South Korea Plans to Delay Crypto Tax to 2028

The South Korean government is considering delaying the implementation of a cryptocurrency gains tax by three years, potentially moving the start date from January 2025 to January 2028. This decision comes in response to investor dissatisfaction, market instability, and concerns over the readiness of the current tax framework. The proposal, submitted by the ruling People Power Party, argues that the current sentiment towards crypto assets is deteriorating and that the higher risks associated with crypto investments compared to stocks could drive many investors away if a tax is imposed.
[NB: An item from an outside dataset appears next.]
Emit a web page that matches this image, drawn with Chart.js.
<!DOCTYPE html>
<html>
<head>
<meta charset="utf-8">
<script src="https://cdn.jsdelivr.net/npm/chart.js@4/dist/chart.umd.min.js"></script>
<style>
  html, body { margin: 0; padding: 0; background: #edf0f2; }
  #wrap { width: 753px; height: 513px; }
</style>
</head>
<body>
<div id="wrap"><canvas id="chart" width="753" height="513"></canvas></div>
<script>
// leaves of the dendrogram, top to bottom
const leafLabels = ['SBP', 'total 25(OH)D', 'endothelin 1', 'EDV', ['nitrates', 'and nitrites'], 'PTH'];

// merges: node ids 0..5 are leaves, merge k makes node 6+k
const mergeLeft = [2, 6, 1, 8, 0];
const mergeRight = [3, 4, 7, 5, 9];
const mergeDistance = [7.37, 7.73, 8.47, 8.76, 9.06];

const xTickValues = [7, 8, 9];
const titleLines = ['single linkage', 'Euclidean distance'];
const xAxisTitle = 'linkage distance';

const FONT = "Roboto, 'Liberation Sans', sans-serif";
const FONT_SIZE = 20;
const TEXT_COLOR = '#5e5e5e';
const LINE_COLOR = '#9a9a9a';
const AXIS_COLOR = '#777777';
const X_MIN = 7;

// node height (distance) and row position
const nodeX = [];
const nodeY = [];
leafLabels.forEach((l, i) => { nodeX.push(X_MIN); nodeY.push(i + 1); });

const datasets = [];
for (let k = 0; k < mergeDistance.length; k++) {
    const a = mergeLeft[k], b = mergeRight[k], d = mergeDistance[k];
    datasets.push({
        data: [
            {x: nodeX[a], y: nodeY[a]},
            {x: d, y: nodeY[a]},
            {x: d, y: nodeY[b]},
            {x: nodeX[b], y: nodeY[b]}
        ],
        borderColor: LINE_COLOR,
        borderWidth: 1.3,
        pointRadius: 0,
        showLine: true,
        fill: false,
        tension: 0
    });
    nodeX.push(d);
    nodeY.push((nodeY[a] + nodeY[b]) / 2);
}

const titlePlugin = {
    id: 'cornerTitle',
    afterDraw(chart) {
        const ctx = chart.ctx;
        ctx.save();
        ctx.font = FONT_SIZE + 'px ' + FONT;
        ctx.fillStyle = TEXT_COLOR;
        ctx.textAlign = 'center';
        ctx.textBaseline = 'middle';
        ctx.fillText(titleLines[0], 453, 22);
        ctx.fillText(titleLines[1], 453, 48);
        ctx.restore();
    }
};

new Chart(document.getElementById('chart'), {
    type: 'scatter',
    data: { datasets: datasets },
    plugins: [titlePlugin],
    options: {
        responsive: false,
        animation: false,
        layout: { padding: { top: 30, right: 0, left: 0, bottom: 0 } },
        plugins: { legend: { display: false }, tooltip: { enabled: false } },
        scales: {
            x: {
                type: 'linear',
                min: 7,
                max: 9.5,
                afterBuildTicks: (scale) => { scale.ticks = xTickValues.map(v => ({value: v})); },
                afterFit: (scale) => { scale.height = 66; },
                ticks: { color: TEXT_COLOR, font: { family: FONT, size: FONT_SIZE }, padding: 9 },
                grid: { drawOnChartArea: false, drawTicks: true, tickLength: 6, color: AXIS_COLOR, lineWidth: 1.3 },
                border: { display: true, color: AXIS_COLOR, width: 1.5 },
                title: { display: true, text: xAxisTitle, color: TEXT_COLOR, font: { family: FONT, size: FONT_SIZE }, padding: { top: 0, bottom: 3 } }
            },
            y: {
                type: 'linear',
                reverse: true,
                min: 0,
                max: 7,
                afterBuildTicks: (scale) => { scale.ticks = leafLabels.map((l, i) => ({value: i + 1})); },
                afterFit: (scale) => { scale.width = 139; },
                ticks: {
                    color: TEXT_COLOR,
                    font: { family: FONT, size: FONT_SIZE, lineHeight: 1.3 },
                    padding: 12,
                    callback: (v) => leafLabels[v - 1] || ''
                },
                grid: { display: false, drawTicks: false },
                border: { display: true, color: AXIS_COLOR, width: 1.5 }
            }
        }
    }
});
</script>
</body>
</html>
The proposed 20% tax on cryptocurrency gains has faced significant opposition from investors and industry experts. Initially set to take effect in January 2022, the tax has already been postponed twice due to backlash and concerns over insufficient system and institutional preparation. The Financial Services Commission (FSC) reported a significant increase in the number of crypto investors, reaching 6.45 million as of May 2024. Critics of the delay argue that the government has not done enough to prepare for the tax's implementation, while supporters believe the postponement will provide more time to develop a comprehensive and practical tax framework.
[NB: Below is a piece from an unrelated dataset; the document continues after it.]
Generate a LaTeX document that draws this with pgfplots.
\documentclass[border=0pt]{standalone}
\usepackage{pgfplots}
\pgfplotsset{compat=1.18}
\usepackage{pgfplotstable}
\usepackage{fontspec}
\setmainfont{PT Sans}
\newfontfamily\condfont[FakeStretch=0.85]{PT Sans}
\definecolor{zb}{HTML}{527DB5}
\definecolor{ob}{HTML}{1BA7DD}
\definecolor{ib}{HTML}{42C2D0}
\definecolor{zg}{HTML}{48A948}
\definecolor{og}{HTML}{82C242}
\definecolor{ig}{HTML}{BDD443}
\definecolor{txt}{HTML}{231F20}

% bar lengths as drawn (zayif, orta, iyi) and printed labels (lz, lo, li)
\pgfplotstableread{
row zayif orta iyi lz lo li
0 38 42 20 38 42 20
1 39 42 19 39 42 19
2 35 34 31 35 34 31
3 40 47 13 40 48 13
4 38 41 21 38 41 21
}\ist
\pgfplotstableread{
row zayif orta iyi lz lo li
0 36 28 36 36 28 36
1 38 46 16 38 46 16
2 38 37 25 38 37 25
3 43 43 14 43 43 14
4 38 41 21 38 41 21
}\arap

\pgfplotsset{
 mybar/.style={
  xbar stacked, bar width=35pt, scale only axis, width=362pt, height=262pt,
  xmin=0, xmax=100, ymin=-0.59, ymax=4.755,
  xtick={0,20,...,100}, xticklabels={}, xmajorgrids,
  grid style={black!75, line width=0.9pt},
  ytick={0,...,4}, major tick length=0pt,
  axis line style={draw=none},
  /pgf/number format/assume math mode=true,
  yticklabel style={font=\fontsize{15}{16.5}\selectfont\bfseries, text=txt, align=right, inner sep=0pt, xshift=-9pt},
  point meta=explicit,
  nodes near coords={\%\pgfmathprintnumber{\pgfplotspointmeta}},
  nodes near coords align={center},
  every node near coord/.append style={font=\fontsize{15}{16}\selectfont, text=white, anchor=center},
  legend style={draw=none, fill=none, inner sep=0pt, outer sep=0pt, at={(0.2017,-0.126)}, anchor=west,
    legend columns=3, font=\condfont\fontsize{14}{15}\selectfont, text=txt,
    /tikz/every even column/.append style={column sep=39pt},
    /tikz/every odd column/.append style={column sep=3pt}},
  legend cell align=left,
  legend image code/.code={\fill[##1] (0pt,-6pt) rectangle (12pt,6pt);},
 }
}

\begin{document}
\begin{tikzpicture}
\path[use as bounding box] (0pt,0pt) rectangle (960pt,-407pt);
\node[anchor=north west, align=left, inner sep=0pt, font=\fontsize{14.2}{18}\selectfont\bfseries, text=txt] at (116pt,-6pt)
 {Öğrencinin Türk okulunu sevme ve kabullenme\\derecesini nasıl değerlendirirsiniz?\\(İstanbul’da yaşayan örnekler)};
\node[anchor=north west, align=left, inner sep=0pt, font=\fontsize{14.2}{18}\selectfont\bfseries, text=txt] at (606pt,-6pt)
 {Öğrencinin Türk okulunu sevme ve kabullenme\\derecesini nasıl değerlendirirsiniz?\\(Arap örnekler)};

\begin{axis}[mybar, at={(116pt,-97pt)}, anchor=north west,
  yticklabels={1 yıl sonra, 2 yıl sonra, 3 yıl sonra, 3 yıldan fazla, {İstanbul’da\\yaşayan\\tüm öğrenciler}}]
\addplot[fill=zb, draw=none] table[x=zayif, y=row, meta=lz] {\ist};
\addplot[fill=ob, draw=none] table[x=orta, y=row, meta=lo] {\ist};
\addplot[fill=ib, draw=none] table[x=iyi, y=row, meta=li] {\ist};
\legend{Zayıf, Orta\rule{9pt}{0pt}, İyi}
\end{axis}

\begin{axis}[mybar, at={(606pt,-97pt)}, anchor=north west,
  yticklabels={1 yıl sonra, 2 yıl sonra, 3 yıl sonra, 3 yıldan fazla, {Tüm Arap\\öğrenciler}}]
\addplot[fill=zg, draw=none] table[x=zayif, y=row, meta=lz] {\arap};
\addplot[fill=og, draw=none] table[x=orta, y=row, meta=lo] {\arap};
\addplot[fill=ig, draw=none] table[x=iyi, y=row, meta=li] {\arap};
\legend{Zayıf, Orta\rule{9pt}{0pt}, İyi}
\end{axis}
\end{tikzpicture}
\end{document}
The decision on the proposed delay is expected to be finalized when the government announces next year's revised tax law. Market insiders warn that imposing the tax next year could lead to a further decline in trading volumes and destabilize the market. Opposition leaders have criticized the repeated delays, emphasizing the need for better preparation and institutional readiness to handle the complexities of taxing cryptocurrency gains. The outcome of this proposal will be closely watched by the global cryptocurrency community, given South Korea's significant role in the digital asset market.